PROBLEM TO SOLVE: In the records below, reproduce exactly the lines from the one containing "Write a web" through the one containing "const yTicks = [0,10,20,30,40,50,60,70,80,90,100];", both included, and omit the pictures.

···

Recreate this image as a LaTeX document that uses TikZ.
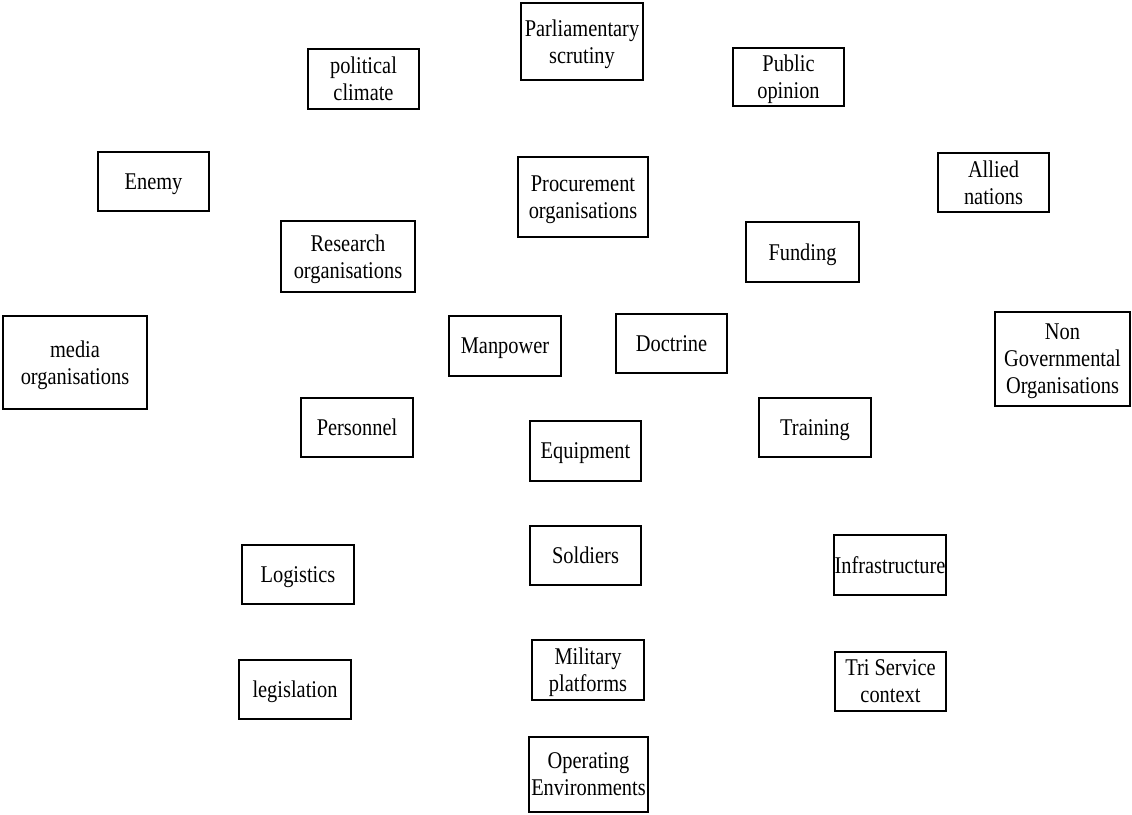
\documentclass[tikz,border=0pt]{standalone}
\usepackage{fontspec}
\setmainfont{Liberation Serif}[FakeStretch=0.85]
\begin{document}
\begin{tikzpicture}[x=1pt,y=1pt,
  box/.style={draw=black, line width=1.1pt, inner sep=0pt, align=center,
    text depth=0pt, font=\fontsize{24}{27}\selectfont}]
% box given by left, top, right, bottom (top-down page coordinates)
\newcommand\bx[6]{%
  \node[box, minimum width={#4-#2}, minimum height={#5-#3}]
    (#1) at ({(#2+#4)/2},{814-(#3+#5)/2}) {#6};}
\useasboundingbox (0,0) rectangle (1132,814);
\bx{parl}{521}{3}{643}{80}{Parliamentary\\scrutiny}
\bx{polclim}{308}{49}{419}{109}{political\\climate}
\bx{pubop}{733}{48}{844}{106}{Public\\opinion}
\bx{enemy}{98}{152}{209}{211}{Enemy}
\bx{procure}{518}{157}{648}{237}{Procurement\\organisations}
\bx{allied}{938}{153}{1049}{212}{Allied\\nations}
\bx{research}{281}{221}{415}{292}{Research\\organisations}
\bx{funding}{746}{222}{859}{282}{Funding}
\bx{media}{3}{316}{147}{409}{media\\organisations}
\bx{manpower}{449}{316}{561}{376}{Manpower}
\bx{doctrine}{616}{314}{727}{373}{Doctrine}
\bx{ngo}{995}{312}{1130}{406}{Non\\Governmental\\Organisations}
\bx{personnel}{301}{398}{413}{457}{Personnel}
\bx{training}{759}{398}{871}{457}{Training}
\bx{equipment}{530}{421}{641}{481}{Equipment}
\bx{soldiers}{530}{526}{641}{585}{Soldiers}
\bx{logistics}{242}{545}{354}{604}{Logistics}
\bx{infra}{834}{535}{946}{595}{Infrastructure}
\bx{milplat}{532}{640}{644}{700}{Military\\platforms}
\bx{legislation}{239}{660}{351}{719}{legislation}
\bx{triserv}{835}{652}{946}{711}{Tri Service\\context}
\bx{openv}{529}{737}{648}{812}{Operating\\Environments}
\end{tikzpicture}
\end{document}
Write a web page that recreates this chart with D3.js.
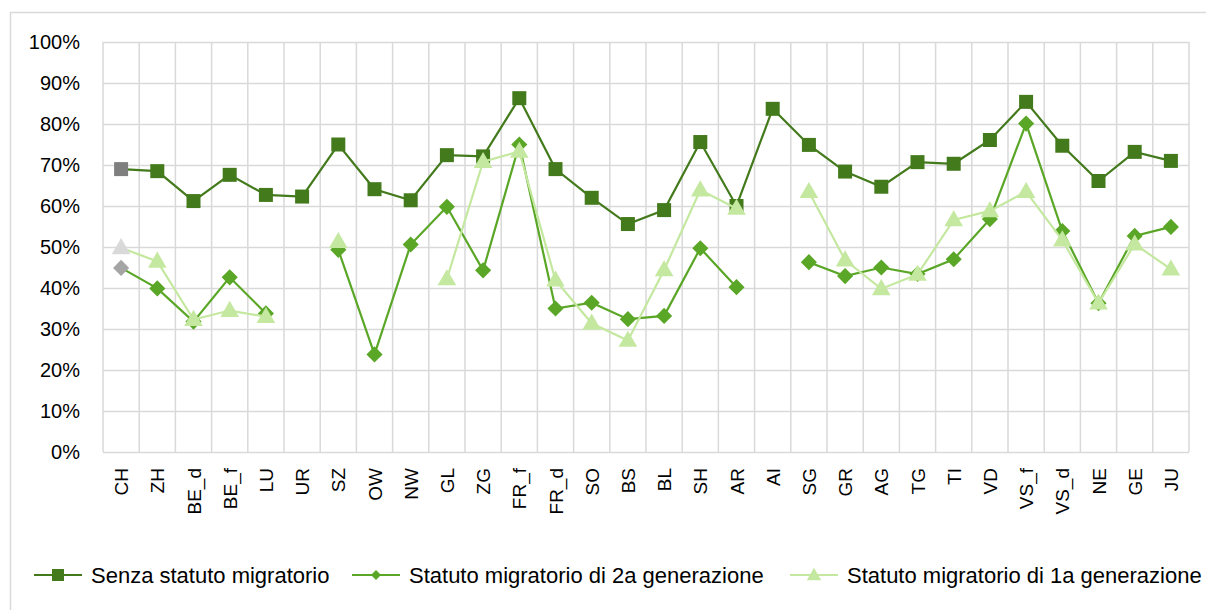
<!DOCTYPE html>
<html lang="it">
<head>
<meta charset="UTF-8">
<title>Statuto migratorio per cantone</title>
<script src="https://d3js.org/d3.v7.min.js"></script>
<style>
  body { margin: 0; background: #fff; }
  svg { display: block; font-family: "Liberation Sans", Arial, sans-serif; }
  .grid line, .grid path { stroke: #d9d9d9; stroke-width: 1.5; }
</style>
</head>
<body>
<svg id="chart" width="1206" height="610"></svg>
<script>
  // categories (cantons)
  const cantons = ["CH","ZH","BE_d","BE_f","LU","UR","SZ","OW","NW","GL","ZG","FR_f","FR_d","SO","BS",
                   "BL","SH","AR","AI","SG","GR","AG","TG","TI","VD","VS_f","VS_d","NE","GE","JU"];

  // values in %, null = no data
  const senza = [69.0,68.5,61.2,67.6,62.7,62.3,75.0,64.1,61.4,72.4,72.1,86.3,69.0,62.0,55.6,
                 59.0,75.6,60.0,83.7,74.9,68.4,64.7,70.7,70.3,76.1,85.4,74.7,66.1,73.2,71.0];
  const gen2 = [44.9,39.9,31.8,42.6,33.8,null,49.3,23.8,50.6,59.8,44.3,75.0,35.0,36.4,32.4,
                33.2,49.7,40.2,null,46.3,42.9,45.0,43.4,47.0,56.8,80.1,53.9,36.3,52.7,54.9];
  const gen1 = [49.8,46.5,32.3,34.5,33.0,null,51.3,null,null,42.2,70.8,73.3,41.9,31.4,27.2,
                44.4,63.9,59.4,null,63.5,46.8,39.8,43.3,56.6,58.8,63.5,51.7,36.3,50.7,44.6];

  const yTicks = [0,10,20,30,40,50,60,70,80,90,100];

  const series = [
    { name: "Senza statuto migratorio", values: senza, color: "#437a1c", chColor: "#7f7f7f", shape: "square" },
    { name: "Statuto migratorio di 2a generazione", values: gen2, color: "#5aa626", chColor: "#a5a5a5", shape: "diamond" },
    { name: "Statuto migratorio di 1a generazione", values: gen1, color: "#c4e89f", chColor: "#d9d9d9", shape: "triangle" }
  ];

  const svg = d3.select("#chart");
  const margin = { left: 103, right: 17, top: 42, bottom: 158 };
  const width = 1206 - margin.left - margin.right;
  const height = 610 - margin.top - margin.bottom;

  // outer chart frame
  svg.append("rect")
    .attr("x", 10.5).attr("y", 12.5)
    .attr("width", 1210).attr("height", 620)
    .attr("fill", "none").attr("stroke", "#d9d9d9").attr("stroke-width", 1.5);

  const g = svg.append("g").attr("transform", `translate(${margin.left},${margin.top})`);

  const x = d3.scaleBand().domain(cantons).range([0, width]);
  const y = d3.scaleLinear().domain([0, 100]).range([height, 0]);

  // horizontal gridlines + y labels
  const yAxis = g.append("g").attr("class", "grid")
    .call(d3.axisLeft(y).tickValues(yTicks).tickSize(-width).tickPadding(23).tickFormat(d => d + "%"));
  yAxis.select(".domain").remove();
  yAxis.selectAll("text").attr("fill", "#000").style("font-size", "20px");

  // vertical gridlines at category boundaries
  g.append("g").attr("class", "grid")
    .selectAll("line")
    .data(cantons.concat(["_end"]))
    .join("line")
    .attr("x1", (d, i) => i * x.bandwidth())
    .attr("x2", (d, i) => i * x.bandwidth())
    .attr("y1", 0).attr("y2", height);

  // x axis labels, rotated
  g.append("g")
    .selectAll("text")
    .data(cantons)
    .join("text")
    .attr("transform", d => `translate(${x(d) + x.bandwidth() / 2 + 7},${height + 16}) rotate(-90)`)
    .attr("text-anchor", "end")
    .style("font-size", "19px")
    .attr("fill", "#000")
    .text(d => d);

  const symbolOf = {
    square: d3.symbol().type(d3.symbolSquare).size(196),
    diamond: d3.symbol().type(d3.symbolSquare).size(130),
    triangle: d3.symbol().type(d3.symbolTriangle).size(150)
  };
  const rotOf = { square: 0, diamond: 45, triangle: 0 };

  const line = d3.line()
    .defined(d => d.v !== null)
    .x(d => x(d.c) + x.bandwidth() / 2)
    .y(d => y(d.v));

  series.forEach(s => {
    const pts = cantons.map((c, i) => ({ c: c, v: s.values[i], i: i }));
    g.append("path")
      .datum(pts)
      .attr("fill", "none")
      .attr("stroke", s.color)
      .attr("stroke-width", 2.2)
      .attr("d", line);

    g.append("g")
      .selectAll("path")
      .data(pts.filter(d => d.v !== null))
      .join("path")
      .attr("d", symbolOf[s.shape])
      .attr("transform", d => `translate(${x(d.c) + x.bandwidth() / 2},${y(d.v) + (s.shape === "triangle" ? 1 : 0)}) rotate(${rotOf[s.shape]})`)
      .attr("fill", d => d.i === 0 ? s.chColor : s.color);
  });

  // legend
  const legendX = [34, 352, 790];
  const legend = svg.append("g").attr("transform", "translate(0,575)");
  series.forEach((s, i) => {
    const lg = legend.append("g").attr("transform", `translate(${legendX[i]},0)`);
    lg.append("line").attr("x1", 0).attr("x2", 48).attr("y1", 0).attr("y2", 0)
      .attr("stroke", s.color).attr("stroke-width", 2.2);
    lg.append("path")
      .attr("d", d3.symbol().type(s.shape === "triangle" ? d3.symbolTriangle : d3.symbolSquare)
        .size(s.shape === "square" ? 144 : s.shape === "diamond" ? 50 : 90))
      .attr("transform", `translate(24,${s.shape === "triangle" ? 1 : 0}) rotate(${rotOf[s.shape]})`)
      .attr("fill", s.color);
    lg.append("text")
      .attr("x", 57).attr("y", 0).attr("dy", "0.35em")
      .style("font-size", "22px")
      .attr("fill", "#000")
      .text(s.name);
  });
</script>
</body>
</html>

···

TASK SOLUTION:
Write a web page that recreates this chart with D3.js.
<!DOCTYPE html>
<html lang="it">
<head>
<meta charset="UTF-8">
<title>Statuto migratorio per cantone</title>
<script src="https://d3js.org/d3.v7.min.js"></script>
<style>
  body { margin: 0; background: #fff; }
  svg { display: block; font-family: "Liberation Sans", Arial, sans-serif; }
  .grid line, .grid path { stroke: #d9d9d9; stroke-width: 1.5; }
</style>
</head>
<body>
<svg id="chart" width="1206" height="610"></svg>
<script>
  // categories (cantons)
  const cantons = ["CH","ZH","BE_d","BE_f","LU","UR","SZ","OW","NW","GL","ZG","FR_f","FR_d","SO","BS",
                   "BL","SH","AR","AI","SG","GR","AG","TG","TI","VD","VS_f","VS_d","NE","GE","JU"];

  // values in %, null = no data
  const senza = [69.0,68.5,61.2,67.6,62.7,62.3,75.0,64.1,61.4,72.4,72.1,86.3,69.0,62.0,55.6,
                 59.0,75.6,60.0,83.7,74.9,68.4,64.7,70.7,70.3,76.1,85.4,74.7,66.1,73.2,71.0];
  const gen2 = [44.9,39.9,31.8,42.6,33.8,null,49.3,23.8,50.6,59.8,44.3,75.0,35.0,36.4,32.4,
                33.2,49.7,40.2,null,46.3,42.9,45.0,43.4,47.0,56.8,80.1,53.9,36.3,52.7,54.9];
  const gen1 = [49.8,46.5,32.3,34.5,33.0,null,51.3,null,null,42.2,70.8,73.3,41.9,31.4,27.2,
                44.4,63.9,59.4,null,63.5,46.8,39.8,43.3,56.6,58.8,63.5,51.7,36.3,50.7,44.6];

  const yTicks = [0,10,20,30,40,50,60,70,80,90,100];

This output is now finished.